Protéger les clients
À côté des grands enjeux de protection de la stabilité financière, la loi a également confié en France à l’Autorité de contrôle prudentiel et de résolution (ACPR) le soin de protéger la clientèle contre toutes les dérives.
Dans un contrat d’assurance, l’équilibre des parties n’est pas la règle générale. Il importe donc que l’autorité publique vienne au renfort des clients, en particulier de ceux qui sont les moins bien armés. Cette mission est essentielle. La plupart des assureurs ont heureusement conscience de l’exigence morale qui s’attache à leur mission. Et ils savent que la relation avec leurs clients doit s’inscrire dans le temps long. Ils savent que la confiance est le fondement de leur légitimité. L’assureur est fiduciaire par nature.
Pourtant, dans la chaîne de distribution et sous la pression de la concurrence, les enjeux financiers peuvent altérer les priorités. Le souci de la conformité n’est parfois pas placé au bon niveau. Et il peut se faire que les investissements nécessaires, par exemple dans les systèmes d’information ou plus simplement dans la formation des personnes au contact de la clientèle, soient insuffisants ou décalés à plus tard.
Une dimension morale
Le principe de la distribution d’un produit d’assurance, qui oblige à se placer du côté du client, à évaluer ses besoins et à y répondre du mieux possible, n’est pas naturel alors que toute entreprise cherche d’abord son propre intérêt selon une logique de marché.
Le contrôle des pratiques commerciales est donc un complément indispensable de la surveillance prudentielle. Cette dimension morale du service public est tout aussi noble que celle portant sur les grands équilibres macroéconomiques. Si l’on doit s’en convaincre, il suffit par exemple d’écouter certains enregistrements de vente au téléphone d’assurance complémentaire santé à des personnes vulnérables qui en sont déjà dotées. Ce n’est pas très conceptuel. Mais le contrôle n’en a pas moins là aussi ses lettres de noblesse.

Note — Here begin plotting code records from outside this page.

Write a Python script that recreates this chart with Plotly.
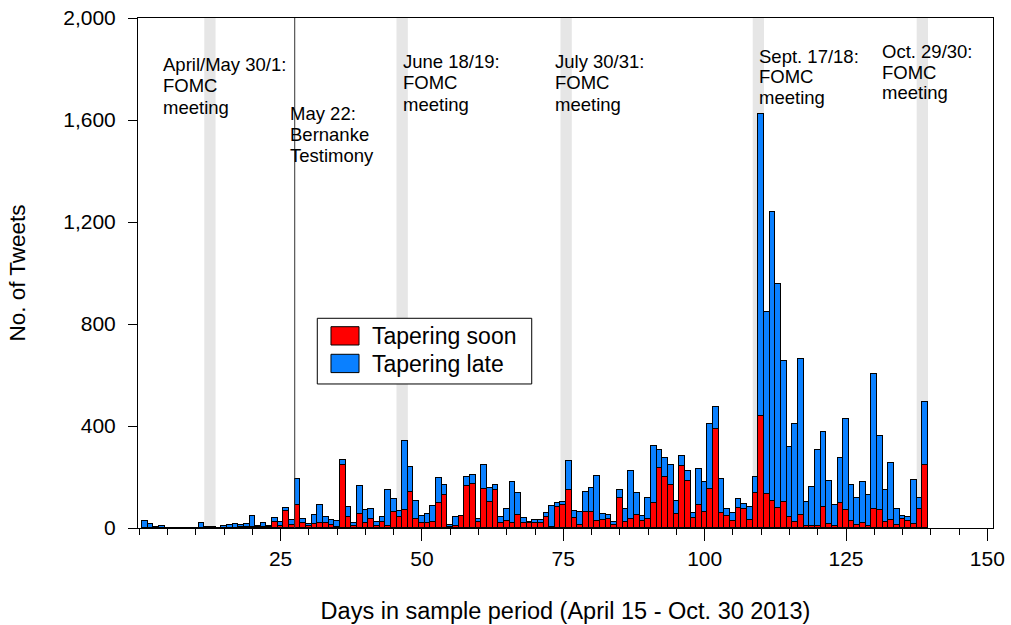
# Daily tapering tweets (soon vs late) over the 2013 sample period, stacked bars.
import plotly.graph_objects as go

days = list(range(1, 140))

# tweets classified as "Tapering soon" (red, bottom of stack)
tapering_soon = [
    0, 0, 0, 0, 0, 0, 0, 0, 0, 0,
    0, 0, 0, 0, 0, 0, 0, 2, 3, 3,
    2, 5, 3, 22, 9, 67, 12, 90, 20, 6,
    16, 20, 20, 10, 4, 247, 43, 7, 55, 18,
    35, 8, 22, 7, 64, 42, 71, 142, 37, 21,
    21, 24, 98, 129, 5, 7, 46, 163, 172, 24,
    152, 102, 149, 20, 27, 21, 52, 20, 20, 21,
    21, 44, 5, 82, 90, 149, 39, 12, 64, 64,
    27, 33, 37, 13, 118, 24, 37, 51, 26, 34,
    98, 235, 201, 170, 55, 242, 183, 39, 91, 63,
    153, 389, 59, 48, 27, 80, 74, 31, 136, 438,
    133, 107, 78, 101, 44, 22, 52, 7, 7, 9,
    82, 17, 7, 98, 72, 26, 13, 20, 7, 75,
    69, 22, 33, 10, 35, 26, 16, 73, 246,
]

# tweets classified as "Tapering late" (blue, stacked on top)
tapering_late = [
    26, 14, 3, 7, 0, 0, 0, 0, 0, 0,
    20, 3, 2, 1, 6, 10, 14, 10, 13, 43,
    7, 13, 4, 17, 13, 11, 21, 103, 17, 11,
    35, 71, 23, 23, 25, 21, 39, 13, 108, 53,
    40, 16, 21, 143, 50, 26, 269, 98, 70, 26,
    34, 62, 99, 40, 5, 36, 2, 36, 35, 10,
    96, 55, 21, 23, 49, 159, 85, 21, 4, 10,
    12, 16, 83, 17, 12, 112, 28, 49, 78, 93,
    178, 22, 13, 11, 30, 51, 185, 88, 21, 84,
    225, 71, 73, 77, 52, 40, 42, 20, 140, 117,
    256, 87, 133, 26, 32, 34, 19, 53, 63, 1185,
    715, 1131, 879, 553, 272, 387, 611, 95, 154, 296,
    296, 166, 84, 178, 355, 141, 105, 159, 121, 530,
    293, 126, 222, 64, 13, 16, 172, 45, 249,
]

series_names = ["Tapering soon", "Tapering late"]
series_colors = ["#FF0000", "#0A80FF"]

# shaded FOMC meeting windows (start, end day) and the Bernanke testimony day
fomc_windows = [(11.5, 13.5), (45.5, 47.5), (74.5, 76.5), (108.5, 110.5), (137.5, 139.5)]
testimony_day = 27.5

# event labels: (left x in days, y of each line, lines)
event_labels = [
    (3.9, [1818, 1736, 1651], ["April/May 30/1:", "FOMC", "meeting"]),
    (26.3, [1625, 1542, 1460], ["May 22:", "Bernanke", "Testimony"]),
    (46.3, [1829, 1746, 1662], ["June 18/19:", "FOMC", "meeting"]),
    (73.2, [1829, 1746, 1662], ["July 30/31:", "FOMC", "meeting"]),
    (109.2, [1851, 1769, 1688], ["Sept. 17/18:", "FOMC", "meeting"]),
    (131.0, [1869, 1787, 1706], ["Oct. 29/30:", "FOMC", "meeting"]),
]

y_ticks = [0, 400, 800, 1200, 1600, 2000]
x_ticks = [25, 50, 75, 100, 125, 150]

FONT = "Liberation Sans, Arial, Helvetica, sans-serif"

fig = go.Figure()

for values, name, color in zip([tapering_soon, tapering_late], series_names, series_colors):
    fig.add_trace(go.Bar(
        x=days, y=values, name=name, showlegend=False,
        marker=dict(color=color, line=dict(color="black", width=1)),
    ))

# gray bands behind the bars for the FOMC meetings
for start, end in fomc_windows:
    fig.add_vrect(x0=start, x1=end, fillcolor="#E6E6E6", line_width=0, layer="below")

fig.add_vline(x=testimony_day, line=dict(color="#333333", width=1))

for x_left, ys, lines in event_labels:
    for y, text in zip(ys, lines):
        fig.add_annotation(
            x=x_left, y=y, text=text, showarrow=False,
            xanchor="left", yanchor="middle",
            font=dict(family=FONT, size=18.5, color="black"),
        )

# legend drawn by hand so the swatches get the wide boxes of the original
fig.add_shape(type="rect", xref="paper", yref="paper",
              x0=0.2097, x1=0.4605, y0=0.2824, y1=0.4112,
              line=dict(color="black", width=1), fillcolor="white", layer="above")
for i, (name, color) in enumerate(zip(series_names, series_colors)):
    top = 0.3947 - i * 0.0541
    fig.add_shape(type="rect", xref="paper", yref="paper",
                  x0=0.2257, x1=0.2585, y0=top - 0.0359, y1=top,
                  line=dict(color="black", width=1), fillcolor=color, layer="above")
    fig.add_annotation(xref="paper", yref="paper", x=0.2713, y=top - 0.0185,
                       text=name, showarrow=False, xanchor="left", yanchor="middle",
                       font=dict(family=FONT, size=23, color="black"))

fig.update_layout(
    width=1011, height=625,
    barmode="stack", bargap=0,
    plot_bgcolor="white", paper_bgcolor="white",
    margin=dict(l=138, r=18, t=18, b=97, autoexpand=False),
    font=dict(family=FONT, size=21, color="black"),
)

fig.update_xaxes(
    range=[-0.22, 151.0], automargin=False,
    tickvals=x_ticks, ticks="outside", ticklen=12, tickcolor="black",
    minor=dict(dtick=5, tick0=0, ticks="outside", ticklen=6, tickcolor="black"),
    showline=True, linecolor="black", linewidth=1, mirror=True,
    showgrid=False, zeroline=False, ticklabeloverflow="allow",
    title=dict(text="Days in sample period (April 15 - Oct. 30 2013)", standoff=33,
               font=dict(size=23.5)),
)
fig.update_yaxes(
    range=[0, 2000], automargin=False,
    tickvals=y_ticks, tickformat=",", ticks="outside", ticklen=9, tickcolor="black",
    ticklabelstandoff=8, ticklabeloverflow="allow",
    showline=True, linecolor="black", linewidth=1, mirror=True,
    showgrid=False, zeroline=False,
    title=dict(text="No. of Tweets", standoff=31, font=dict(size=22.5)),
)

# drop the browser's default 8px body margin so the figure fills the window exactly
fig.write_html("out.html", config={"displayModeBar": False},
               post_script="document.body.style.margin = '0';")
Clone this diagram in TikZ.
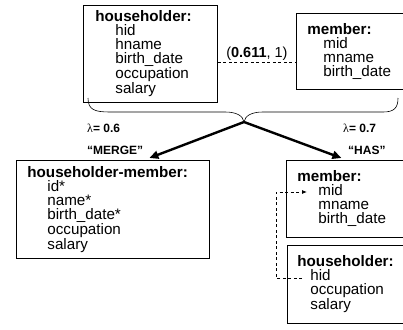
\documentclass[tikz,border=0pt]{standalone}
\usepackage{fontspec}
\setmainfont{Liberation Sans}
\newfontfamily\greekfont{Liberation Serif}
\usetikzlibrary{arrows.meta}
\newcommand{\attrib}[2][20pt]{\hspace*{#1}#2}
\begin{document}
\begin{tikzpicture}[x=1pt,y=-1pt,
  entity/.style={draw,line width=0.8pt,anchor=north west,align=left,inner ysep=0pt,
    font=\fontsize{15.2}{14}\selectfont},
  link/.style={line width=0.8pt,dash pattern=on 3pt off 2.5pt},
  flow/.style={line width=2.4pt,-{Triangle[length=9pt,width=8pt]}},
  note/.style={anchor=west,inner sep=0pt,font=\fontsize{12}{14}\selectfont\bfseries}]
\useasboundingbox (0,0) rectangle (403,329);

% the two source relations
\node[entity,inner xsep=12pt,text width=110pt,minimum height=97pt] (hh) at (83,5)
  {\textbf{householder:}\\ \attrib{hid}\\ \attrib{hname}\\ \attrib{birth\_date}\\
   \attrib{occupation}\\ \attrib{salary}};
\node[entity,inner xsep=11pt,text width=90pt,minimum height=76pt] (mem) at (296,13)
  {\textbf{member:}\\ \attrib[16pt]{mid}\\ \attrib[16pt]{mname}\\ \attrib[16pt]{birth\_date}};
\draw[link] ([yshift=-8.5pt]hh.east) coordinate (l1) -- (l1 -| mem.west)
  node[midway,above=1.5pt,inner sep=0pt,font=\fontsize{14.5}{16}\selectfont] {(\textbf{0.611}, 1)};

% brace over both relations
\coordinate (fork) at (244,122);
\draw[line width=0.6pt] (88,98) .. controls (88,110) and (95,112) .. (110,112) -- (225,112)
  .. controls (237,112) and (243,116) .. (fork);
\draw[line width=0.6pt] (fork) .. controls (245,116) and (251,112) .. (263,112) -- (383,112)
  .. controls (394,112) and (398,108) .. (398,98);

% results
\node[entity,inner xsep=11pt,text width=171pt,minimum height=98pt] (hm) at (16,160)
  {\textbf{householder-member:}\\ \attrib{id*}\\ \attrib{name*}\\ \attrib{birth\_date*}\\
   \attrib{occupation}\\ \attrib{salary}};
\node[entity,inner xsep=11pt,text width=95pt,minimum height=77pt] (mb) at (286,160)
  {\textbf{member:}\\ \attrib[21pt]{mid}\\ \attrib[21pt]{mname}\\ \attrib[21pt]{birth\_date}};
\node[entity,inner xsep=10pt,text width=97pt,minimum height=78pt] (hb) at (287,245)
  {\textbf{householder:}\\ \attrib[13pt]{hid}\\ \attrib[13pt]{occupation}\\ \attrib[13pt]{salary}};

\draw[flow] (fork) -- ([xshift=36.5pt,yshift=2pt]hm.north);
\draw[flow] (fork) -- ([xshift=-3.5pt,yshift=2pt]mb.north);

\node[note] (lam1) at (87,128) {{\greekfont\mdseries λ}= 0.6};
\node[note] (rel1) at (87,150) {“MERGE”};
\node[note] (lam2) at (343,128) {{\greekfont\mdseries λ}= 0.7};
\node[note] (rel2) at (348,150) {“HAS”};

% hid refers to mid
\coordinate (hidend) at (302,278);
\coordinate (midend) at (307,192);
\draw[link,-{Latex[length=5pt,width=4pt]}] (hidend) -- (276,278) |- (midend);
\end{tikzpicture}
\end{document}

L’image que je me faisais de l’assurance avant d’entrer au corps de contrôle (désormais intégré au corps des Mines) était assez sommaire. J’avais cependant perçu qu’on y trouvait un mélange original de mathématiques, d’économie et de droit. J’ajoute à l’expérience un constat que je n’avais pas anticipé : la vitesse du mouvement qui anime le secteur, et par suite la supervision. Je garde pourtant un fil rouge (pour ne pas dire « jaune et rouge » !) : le service du bien commun.